November 21, 2018 BY

While Australia doesn’t have any native varieties like the famed ‘old world’ countries of Europe, we do now have a couple of
hundred years growing grapes for wine production.

That history is certainly something we can begin looking back on and using for inspiration moving forward.

Take Grenache, one of the first varieties planted in Australia and one of the most widely planted varieties in the world.

After arriving in New South Wales among the collection of varieties sent from Europe by James Busby, it found its way to South Australia where the warmer climate similar to that of the Mediterranean and thrived.

The high-yielding variety with ample sugar levels was a perfect candidate for production of fortified wines that made up the bulk of wine consumption in Australia through the first half of the 20th century.

As consumption began the shift to premium table wines from the 1960s onward, hardy, work horse varieties like Grenache were demoted to filling out bulk wine or even being ripped up. Over this period Grenache harvest
volumes declined by over 80 per cent through to the 2000s.

It hasn’t helped that as Shiraz became the face of Australian wine, varieties like Grenache were dolled up and produced as if they were Shiraz with later picking and lavish amounts of new oak producing hot, jammy, porty wines of little interest.

Grenache shouldn’t look like this, it has the potential to be aromatic, elegant, red fruited and slightly spicy, often affectionately referred to as the Pinot Noir of warmer climates.

We have the benefit of some of the oldest Grenache plantings in the world, most notably across McLaren Vale and the Barossa Valley where it is capable of expressing the variation between sites. The fine, delicate and pretty styles from sandier soils through to the denser fruit-driven examples from some clay-based soils.

The variation in expressions was arguably lost under all that oak and poorly suited winemaking styles, but as more growers and winemakers look towards producing single site wines and working out how to express the characters of the site clearly, we are now seeing the diversity and quality it is capable of.

From the use in classic Rhone-style blends where it can provide perfume, spice and red fruits to complement the structure, bold nature of Shiraz and earthy/savoury character of Mourvedre/Mataro.

Take the Turkey Flat Butchers Block blend ($19) from the Barossa Valley; a producer that has some of the oldest vine material in the region still producing wines of bigger body and rich flavours but dialling back the oak and ripeness to suit changing palates.
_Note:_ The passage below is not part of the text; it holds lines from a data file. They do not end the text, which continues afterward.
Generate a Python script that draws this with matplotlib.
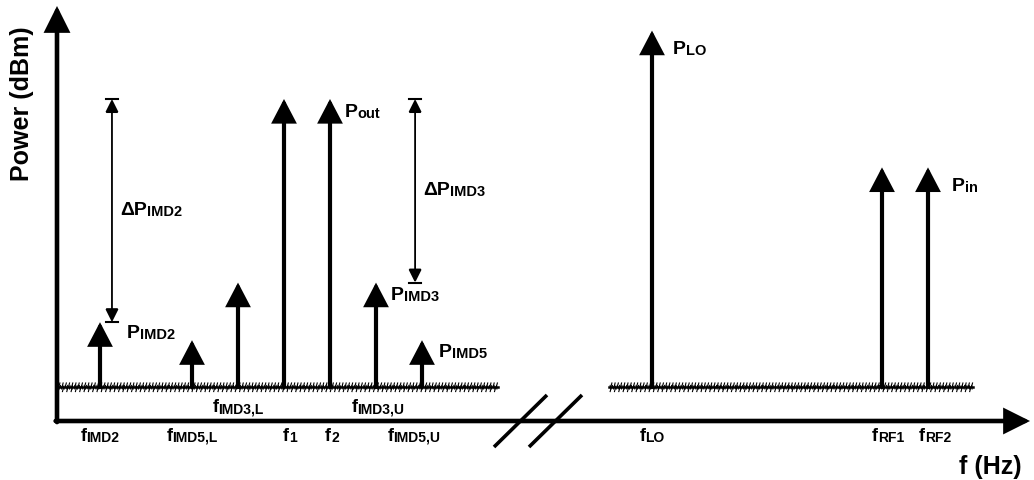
import matplotlib
matplotlib.use("Agg")
import matplotlib.pyplot as plt
import matplotlib.patheffects as pe
from matplotlib.patches import FancyArrowPatch

plt.rcParams['font.family'] = ['Liberation Sans', 'DejaVu Sans']
plt.rcParams['font.weight'] = 'bold'

# Tones (frequency in plot slots, power in dBm, sketch levels)
tone_freq = [1, 3, 4, 5, 6, 7, 8, 13, 18, 19]
tone_power = [-62, -67, -51, 0, 0, -51, -67, 19, -19, -19]
tone_subs = ['IMD2', 'IMD5,L', 'IMD3,L', '1', '2', 'IMD3,U', 'IMD5,U', 'LO', 'RF1', 'RF2']
label_row = [0, 0, 1, 0, 0, 1, 0, 0, 0, 0]  # 1 = upper row
label_shift = [0, 0, 0, 6, 2, 2, -8, 0, 6, 7]  # pixels

# power labels: (tone index, subscript)
power_labels = [(0, 'IMD2'), (4, 'out'), (5, 'IMD3'), (6, 'IMD5'), (7, 'LO'), (9, 'in')]
power_offsets = [(27, -16), (15, -18), (15, -17), (17, -17), (21, -23), (24, -24)]

noise_floor = -80
floor_spans = [(0.07, 9.65), (12.07, 19.98)]

# delta markers: (x slot, upper tone index, lower tone index, subscript)
deltas = [(1.26, 3, 0, 'IMD2'), (7.85, 3, 2, 'IMD3')]

# pixel -> data helpers for the sketch layout
PX_X, PX_Y = 46.0, 3.6


def px(q, p):
    return ((q - 54) / PX_X, noise_floor + (387 - p) / PX_Y)


fig = plt.figure(figsize=(10.34, 4.8), dpi=100)
ax = fig.add_axes([0, 0, 1, 1])
x0, y0 = px(0, 480)
x1, y1 = px(1034, 0)
ax.set_xlim(x0, x1)
ax.set_ylim(y0, y1)
ax.axis('off')
renderer = fig.canvas.get_renderer()


def arrow(a, b, lw, hl, hw, style='-|>', z=3):
    ax.add_patch(FancyArrowPatch(a, b, arrowstyle=f'{style},head_length={hl},head_width={hw}',
                                 mutation_scale=10, lw=lw, color='black',
                                 shrinkA=0, shrinkB=0, joinstyle='miter', zorder=z))


def sub_label(xy, main, sub, size, subsize, dx=0, dy=0, center=False):
    t1 = ax.annotate(main, xy, xytext=(dx, dy), textcoords='offset pixels',
                     fontsize=size, fontweight='bold', ha='left', va='baseline')
    w1 = t1.get_window_extent(renderer).width
    t2 = ax.annotate(sub, xy, xytext=(dx + w1, dy - 1), textcoords='offset pixels',
                     fontsize=subsize, fontweight='bold', ha='left', va='baseline')
    if center:
        w = w1 + t2.get_window_extent(renderer).width
        t1.xyann = (dx - w / 2, dy)
        t2.xyann = (dx - w / 2 + w1, dy - 1)


# axes
ax_x, ax_y = px(57, 421)
arrow((ax_x, ax_y - 0.3), px(57, 6), 3.3, 1.4, 0.7)
arrow((ax_x - 0.03, ax_y), px(1030, 421), 3.3, 1.4, 0.7)

# axis break
for q in (494, 529):
    a = px(q, 447)
    b = px(q + 53, 395)
    ax.plot([a[0], b[0]], [a[1], b[1]], color='black', lw=2.6, solid_capstyle='butt')

# noise floor
effects = [pe.TickedStroke(spacing=2.3, angle=75, length=1.3, linewidth=0.8),
           pe.TickedStroke(spacing=3.1, angle=-105, length=1.1, linewidth=0.8),
           pe.TickedStroke(spacing=1.7, angle=100, length=0.7, linewidth=0.7),
           pe.TickedStroke(spacing=1.9, angle=-80, length=0.8, linewidth=0.7),
           pe.Normal()]
for s, e in floor_spans:
    ax.plot([s, e], [noise_floor, noise_floor], color='black', lw=1.8,
            path_effects=effects, zorder=2)

# tones
for f, p in zip(tone_freq, tone_power):
    arrow((f, noise_floor), (f, p), 3.0, 1.3, 0.68)

# tone labels
for f, sub, row, sh in zip(tone_freq, tone_subs, label_row, label_shift):
    yb = px(0, 412)[1] if row else px(0, 441)[1]
    sub_label((f, yb), 'f', sub, 13, 10, dx=sh, center=True)

# power labels
for (i, sub), (dx, dy) in zip(power_labels, power_offsets):
    sub_label((tone_freq[i], tone_power[i]), 'P', sub, 14, 10.5, dx=dx, dy=dy)

# delta markers
cap = 6 / PX_X
for x, hi, lo, sub in deltas:
    top, bot = tone_power[hi], tone_power[lo]
    arrow((x, bot), (x, top), 1.3, 0.8, 0.4, style='<|-|>', z=4)
    for y in (top, bot):
        ax.plot([x - cap, x + cap], [y, y], color='black', lw=1.5)
    sub_label((x, (top + bot) / 2), '\u0394P', sub, 14, 10.5, dx=8, dy=-4)

# axis titles
ax.text(*px(22, 104), 'Power (dBm)', rotation=90, fontsize=18, fontweight='bold',
        ha='center', va='center')
ax.text(*px(1022, 474), 'f (Hz)', fontsize=18, fontweight='bold', ha='right', va='baseline')

fig.savefig('out.png', dpi=100)
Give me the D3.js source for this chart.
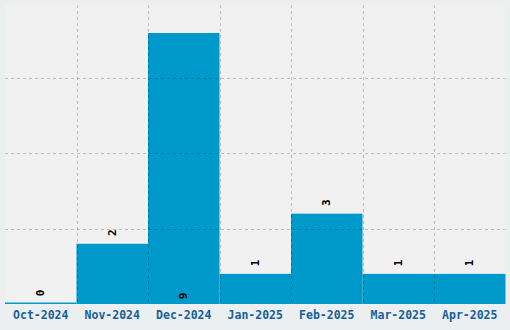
<!DOCTYPE html>
<html>
<head>
<meta charset="utf-8">
<title>monthly bars</title>
<style>
	body { margin: 0; background: #eceff0; }
	svg { display: block; }
</style>
<script src="https://cdn.jsdelivr.net/npm/d3@7/dist/d3.min.js"></script>
</head>
<body>
<script>
	// data
	let months = ['Oct-2024', 'Nov-2024', 'Dec-2024', 'Jan-2025', 'Feb-2025', 'Mar-2025', 'Apr-2025'];
	let counts = [0, 2, 9, 1, 3, 1, 1];
	let gridTicks = [2.5, 5, 7.5];

	let W = 510, H = 330;
	let plotL = 5, plotR = 505.5, plotT = 5, plotB = 304;

	let svg = d3.select('body').append('svg')
		.attr('width', W).attr('height', H);

	svg.append('rect').attr('x', 0).attr('y', 0).attr('width', W).attr('height', H)
		.attr('fill', '#eceff0');
	svg.append('rect').attr('x', plotL).attr('y', plotT)
		.attr('width', plotR - plotL).attr('height', plotB - plotT)
		.attr('fill', '#f1f1f1');

	let x = d3.scaleBand().domain(months).range([plotL, plotR]).padding(0);
	let y = d3.scaleLinear().domain([0, 9.93]).range([plotB, plotT]);

	// bars
	svg.selectAll('rect.bar').data(counts).enter().append('rect')
		.attr('class', 'bar')
		.attr('x', (d, i) => x(months[i]))
		.attr('width', x.bandwidth())
		.attr('y', d => Math.min(y(d), plotB - 1.5))
		.attr('height', d => Math.max(plotB - y(d), 1.5))
		.attr('fill', '#0099cc');

	// grid on top of bars
	let grid = svg.append('g')
		.attr('stroke', 'rgba(0,0,0,0.22)')
		.attr('stroke-width', 1)
		.attr('stroke-dasharray', '3,3');
	grid.selectAll('line.h').data(gridTicks).enter().append('line')
		.attr('x1', plotL).attr('x2', plotR)
		.attr('y1', d => Math.round(y(d)) + 0.5).attr('y2', d => Math.round(y(d)) + 0.5);
	grid.selectAll('line.v').data(months.slice(1)).enter().append('line')
		.attr('x1', d => Math.round(x(d)) + 0.5).attr('x2', d => Math.round(x(d)) + 0.5)
		.attr('y1', plotT).attr('y2', plotB);

	// value labels (rotated)
	svg.selectAll('text.val').data(counts).enter().append('text')
		.attr('class', 'val')
		.attr('transform', function(d, i) {
			let cx = x(months[i]) + x.bandwidth() / 2;
			let cy = y(d) - 11;
			if (cy < plotT + 20) cy = plotB - 8;
			return 'translate(' + cx + ',' + cy + ') rotate(-90)';
		})
		.attr('text-anchor', 'middle')
		.attr('dominant-baseline', 'central')
		.style('font-family', '"DejaVu Sans Mono", monospace')
		.style('font-weight', 'bold')
		.style('font-size', '11px')
		.attr('fill', '#000')
		.text(d => d);

	// month axis labels
	let xAxis = d3.axisBottom(x).tickSize(0).tickPadding(7);
	let gx = svg.append('g').attr('transform', 'translate(0,' + plotB + ')').call(xAxis);
	gx.select('.domain').remove();
	gx.selectAll('text')
		.style('font-family', '"DejaVu Sans Mono", monospace')
		.style('font-weight', 'bold')
		.style('font-size', '11.5px')
		.attr('fill', '#17609a');
</script>
</body>
</html>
To the modern approach of handling it a little more like you would Pinot Noir; the Reed Grenache ($35) typifies this style – pretty, delicate and aromatic without lacking structure, which is fine from the sandier soils, or depth which is ample
from the old vine sources. Of course, the current runaway trend of Rose from Provence can’t be forgotten, where it is widely planted and retains ample acidity in the warm climate along with its naturally lighter colour and lower tannin create the crisp, pale red-fruited examples that are dominating wine fridges. Chateau de Brigue ($22) make a classic Provencial Rose dominated by Grenache and supported by Cinsault and Syrah: pretty, bright red fruits, salmon colour and crisp refreshing structure.